Record set

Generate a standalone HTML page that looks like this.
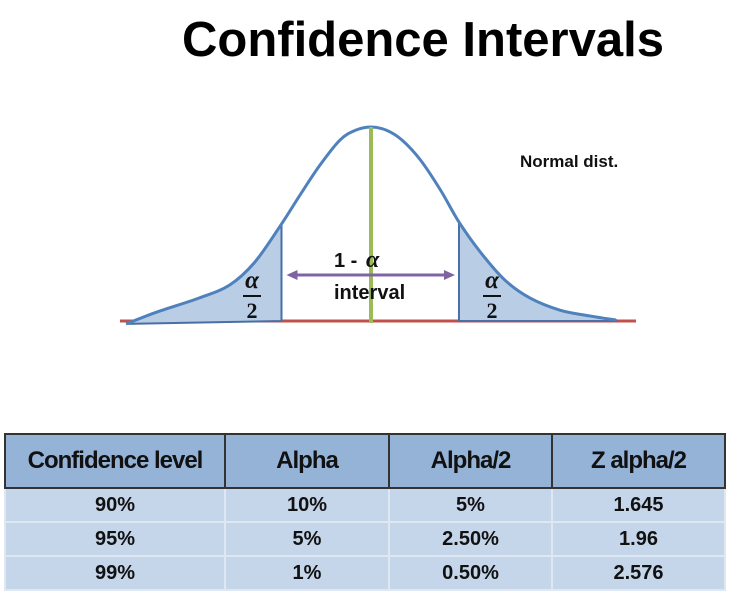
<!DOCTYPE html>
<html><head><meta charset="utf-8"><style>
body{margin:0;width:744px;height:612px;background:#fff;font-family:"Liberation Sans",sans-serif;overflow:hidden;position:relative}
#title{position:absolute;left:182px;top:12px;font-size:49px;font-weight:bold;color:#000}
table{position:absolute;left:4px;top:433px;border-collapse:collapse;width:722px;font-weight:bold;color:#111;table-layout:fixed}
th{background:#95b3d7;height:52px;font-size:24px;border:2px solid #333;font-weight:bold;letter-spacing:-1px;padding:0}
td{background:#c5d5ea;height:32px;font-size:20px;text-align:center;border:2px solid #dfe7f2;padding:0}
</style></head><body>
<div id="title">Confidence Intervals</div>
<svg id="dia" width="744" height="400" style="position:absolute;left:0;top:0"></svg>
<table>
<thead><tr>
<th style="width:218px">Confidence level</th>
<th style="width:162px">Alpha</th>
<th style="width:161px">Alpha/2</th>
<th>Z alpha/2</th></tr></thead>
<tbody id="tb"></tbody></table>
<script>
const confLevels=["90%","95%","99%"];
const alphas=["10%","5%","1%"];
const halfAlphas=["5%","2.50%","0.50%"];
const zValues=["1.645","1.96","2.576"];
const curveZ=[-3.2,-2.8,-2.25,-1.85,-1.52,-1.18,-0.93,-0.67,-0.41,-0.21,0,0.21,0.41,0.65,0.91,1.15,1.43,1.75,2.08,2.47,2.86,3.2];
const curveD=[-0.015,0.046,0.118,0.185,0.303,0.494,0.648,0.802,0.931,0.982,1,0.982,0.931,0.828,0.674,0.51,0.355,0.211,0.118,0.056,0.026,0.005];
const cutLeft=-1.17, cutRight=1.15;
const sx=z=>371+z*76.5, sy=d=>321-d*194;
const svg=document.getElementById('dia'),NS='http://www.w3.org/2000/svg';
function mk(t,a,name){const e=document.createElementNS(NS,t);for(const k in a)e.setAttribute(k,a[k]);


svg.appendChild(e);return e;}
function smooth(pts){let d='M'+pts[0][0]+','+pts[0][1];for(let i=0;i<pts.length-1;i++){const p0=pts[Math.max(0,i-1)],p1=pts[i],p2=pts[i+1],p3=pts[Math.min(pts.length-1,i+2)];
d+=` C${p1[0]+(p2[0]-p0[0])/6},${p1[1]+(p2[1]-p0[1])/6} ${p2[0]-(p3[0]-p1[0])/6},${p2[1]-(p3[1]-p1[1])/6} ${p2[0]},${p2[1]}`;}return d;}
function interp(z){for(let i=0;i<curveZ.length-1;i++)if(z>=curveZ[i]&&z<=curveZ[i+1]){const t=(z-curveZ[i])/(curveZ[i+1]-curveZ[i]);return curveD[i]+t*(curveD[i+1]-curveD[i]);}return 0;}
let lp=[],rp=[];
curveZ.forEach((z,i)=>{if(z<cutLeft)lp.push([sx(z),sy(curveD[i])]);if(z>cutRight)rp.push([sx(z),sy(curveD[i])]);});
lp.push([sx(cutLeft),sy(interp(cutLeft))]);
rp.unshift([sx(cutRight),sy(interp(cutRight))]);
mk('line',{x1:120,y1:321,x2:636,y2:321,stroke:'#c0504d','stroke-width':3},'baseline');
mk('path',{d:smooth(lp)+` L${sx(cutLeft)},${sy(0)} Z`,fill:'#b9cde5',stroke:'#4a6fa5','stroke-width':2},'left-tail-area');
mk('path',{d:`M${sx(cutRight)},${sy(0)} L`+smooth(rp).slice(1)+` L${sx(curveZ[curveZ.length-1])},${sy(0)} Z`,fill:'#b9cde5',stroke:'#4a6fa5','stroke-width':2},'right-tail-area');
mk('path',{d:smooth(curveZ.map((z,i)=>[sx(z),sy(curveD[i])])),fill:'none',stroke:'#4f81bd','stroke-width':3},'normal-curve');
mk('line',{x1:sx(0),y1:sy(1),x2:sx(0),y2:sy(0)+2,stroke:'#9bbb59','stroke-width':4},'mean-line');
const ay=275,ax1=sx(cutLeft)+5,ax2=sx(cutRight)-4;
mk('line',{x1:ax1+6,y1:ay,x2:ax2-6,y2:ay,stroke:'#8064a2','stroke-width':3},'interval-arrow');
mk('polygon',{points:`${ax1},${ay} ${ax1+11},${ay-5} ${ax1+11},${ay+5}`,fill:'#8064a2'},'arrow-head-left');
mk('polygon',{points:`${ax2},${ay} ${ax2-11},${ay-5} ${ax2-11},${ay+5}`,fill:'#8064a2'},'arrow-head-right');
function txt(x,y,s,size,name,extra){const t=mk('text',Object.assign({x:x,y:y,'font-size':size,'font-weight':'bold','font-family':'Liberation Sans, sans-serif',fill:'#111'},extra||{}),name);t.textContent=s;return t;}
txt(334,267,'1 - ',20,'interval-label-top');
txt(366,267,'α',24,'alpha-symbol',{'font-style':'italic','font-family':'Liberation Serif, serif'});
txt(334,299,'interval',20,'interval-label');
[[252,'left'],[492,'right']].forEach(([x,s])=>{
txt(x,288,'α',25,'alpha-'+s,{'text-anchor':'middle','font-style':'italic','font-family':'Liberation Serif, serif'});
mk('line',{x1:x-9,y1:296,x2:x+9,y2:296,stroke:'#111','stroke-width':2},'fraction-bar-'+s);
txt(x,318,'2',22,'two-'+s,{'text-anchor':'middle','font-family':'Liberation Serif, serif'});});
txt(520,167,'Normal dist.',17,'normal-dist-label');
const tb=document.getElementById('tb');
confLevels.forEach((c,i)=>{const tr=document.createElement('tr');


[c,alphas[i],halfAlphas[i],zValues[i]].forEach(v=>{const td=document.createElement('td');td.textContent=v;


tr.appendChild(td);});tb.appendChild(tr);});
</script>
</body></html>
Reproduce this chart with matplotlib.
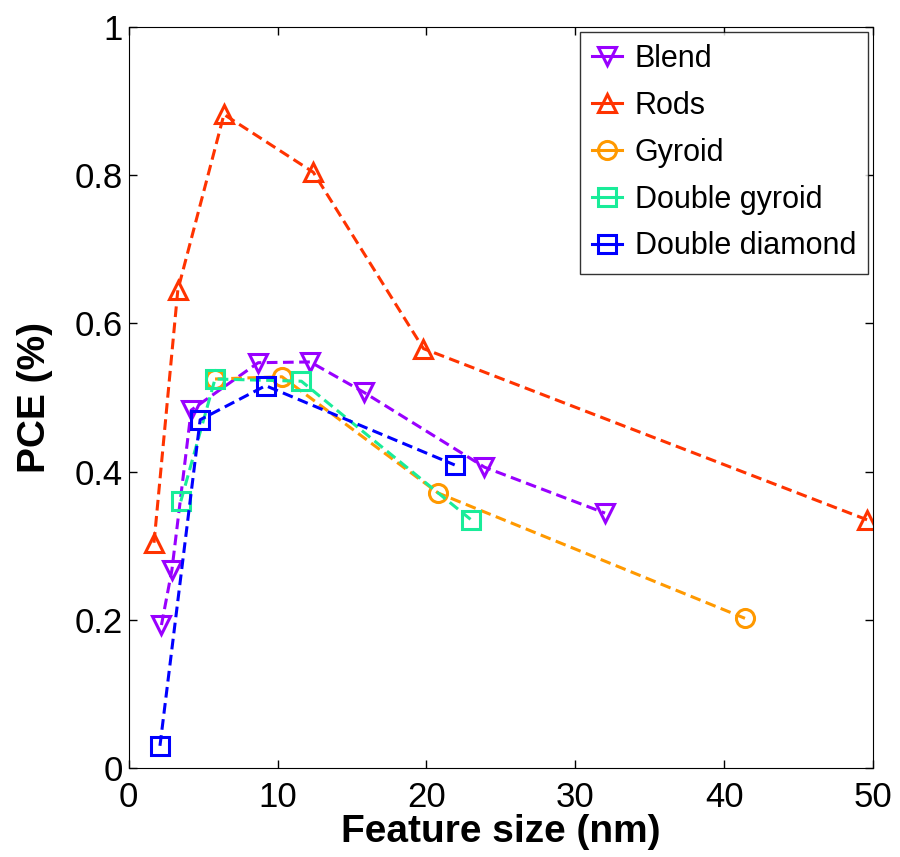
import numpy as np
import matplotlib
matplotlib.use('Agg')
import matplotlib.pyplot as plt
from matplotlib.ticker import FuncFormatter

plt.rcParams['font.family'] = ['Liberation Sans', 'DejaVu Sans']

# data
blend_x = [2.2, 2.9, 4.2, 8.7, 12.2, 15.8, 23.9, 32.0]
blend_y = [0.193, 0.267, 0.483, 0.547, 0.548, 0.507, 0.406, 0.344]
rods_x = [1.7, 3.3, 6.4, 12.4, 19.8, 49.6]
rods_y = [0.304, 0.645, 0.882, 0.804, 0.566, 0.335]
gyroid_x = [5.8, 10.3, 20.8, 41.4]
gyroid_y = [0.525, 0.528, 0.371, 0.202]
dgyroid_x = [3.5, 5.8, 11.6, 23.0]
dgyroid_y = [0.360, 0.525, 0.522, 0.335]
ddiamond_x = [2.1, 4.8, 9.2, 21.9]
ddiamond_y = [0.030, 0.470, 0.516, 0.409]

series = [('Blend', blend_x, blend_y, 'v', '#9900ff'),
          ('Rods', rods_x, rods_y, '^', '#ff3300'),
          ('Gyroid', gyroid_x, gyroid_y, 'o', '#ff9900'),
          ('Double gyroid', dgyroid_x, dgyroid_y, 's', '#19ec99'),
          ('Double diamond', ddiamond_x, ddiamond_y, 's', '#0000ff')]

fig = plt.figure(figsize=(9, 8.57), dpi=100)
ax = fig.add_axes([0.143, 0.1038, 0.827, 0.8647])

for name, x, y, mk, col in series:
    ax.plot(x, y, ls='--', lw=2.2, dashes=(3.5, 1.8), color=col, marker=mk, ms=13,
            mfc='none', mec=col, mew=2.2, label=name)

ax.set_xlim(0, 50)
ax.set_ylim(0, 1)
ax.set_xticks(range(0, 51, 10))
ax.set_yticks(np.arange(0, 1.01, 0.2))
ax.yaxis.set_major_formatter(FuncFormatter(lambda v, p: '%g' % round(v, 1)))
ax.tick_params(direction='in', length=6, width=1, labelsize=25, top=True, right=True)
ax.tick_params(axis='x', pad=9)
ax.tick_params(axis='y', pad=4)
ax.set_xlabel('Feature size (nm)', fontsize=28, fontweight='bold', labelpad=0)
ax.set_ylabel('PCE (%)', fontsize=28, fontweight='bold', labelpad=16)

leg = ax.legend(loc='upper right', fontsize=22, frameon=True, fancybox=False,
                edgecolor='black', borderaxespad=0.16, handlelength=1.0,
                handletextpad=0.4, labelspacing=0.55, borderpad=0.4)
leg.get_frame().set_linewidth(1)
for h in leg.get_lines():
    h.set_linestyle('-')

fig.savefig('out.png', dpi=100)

Requirements
Print, exactly as written, the lines above from the first one to the one containing "k in a)e.setAttribute(k,a[k]);". Leave out pictures.

Result of the exercise
Generate a standalone HTML page that looks like this.
<!DOCTYPE html>
<html><head><meta charset="utf-8"><style>
body{margin:0;width:744px;height:612px;background:#fff;font-family:"Liberation Sans",sans-serif;overflow:hidden;position:relative}
#title{position:absolute;left:182px;top:12px;font-size:49px;font-weight:bold;color:#000}
table{position:absolute;left:4px;top:433px;border-collapse:collapse;width:722px;font-weight:bold;color:#111;table-layout:fixed}
th{background:#95b3d7;height:52px;font-size:24px;border:2px solid #333;font-weight:bold;letter-spacing:-1px;padding:0}
td{background:#c5d5ea;height:32px;font-size:20px;text-align:center;border:2px solid #dfe7f2;padding:0}
</style></head><body>
<div id="title">Confidence Intervals</div>
<svg id="dia" width="744" height="400" style="position:absolute;left:0;top:0"></svg>
<table>
<thead><tr>
<th style="width:218px">Confidence level</th>
<th style="width:162px">Alpha</th>
<th style="width:161px">Alpha/2</th>
<th>Z alpha/2</th></tr></thead>
<tbody id="tb"></tbody></table>
<script>
const confLevels=["90%","95%","99%"];
const alphas=["10%","5%","1%"];
const halfAlphas=["5%","2.50%","0.50%"];
const zValues=["1.645","1.96","2.576"];
const curveZ=[-3.2,-2.8,-2.25,-1.85,-1.52,-1.18,-0.93,-0.67,-0.41,-0.21,0,0.21,0.41,0.65,0.91,1.15,1.43,1.75,2.08,2.47,2.86,3.2];
const curveD=[-0.015,0.046,0.118,0.185,0.303,0.494,0.648,0.802,0.931,0.982,1,0.982,0.931,0.828,0.674,0.51,0.355,0.211,0.118,0.056,0.026,0.005];
const cutLeft=-1.17, cutRight=1.15;
const sx=z=>371+z*76.5, sy=d=>321-d*194;
const svg=document.getElementById('dia'),NS='http://www.w3.org/2000/svg';
function mk(t,a,name){const e=document.createElementNS(NS,t);for(const k in a)e.setAttribute(k,a[k]);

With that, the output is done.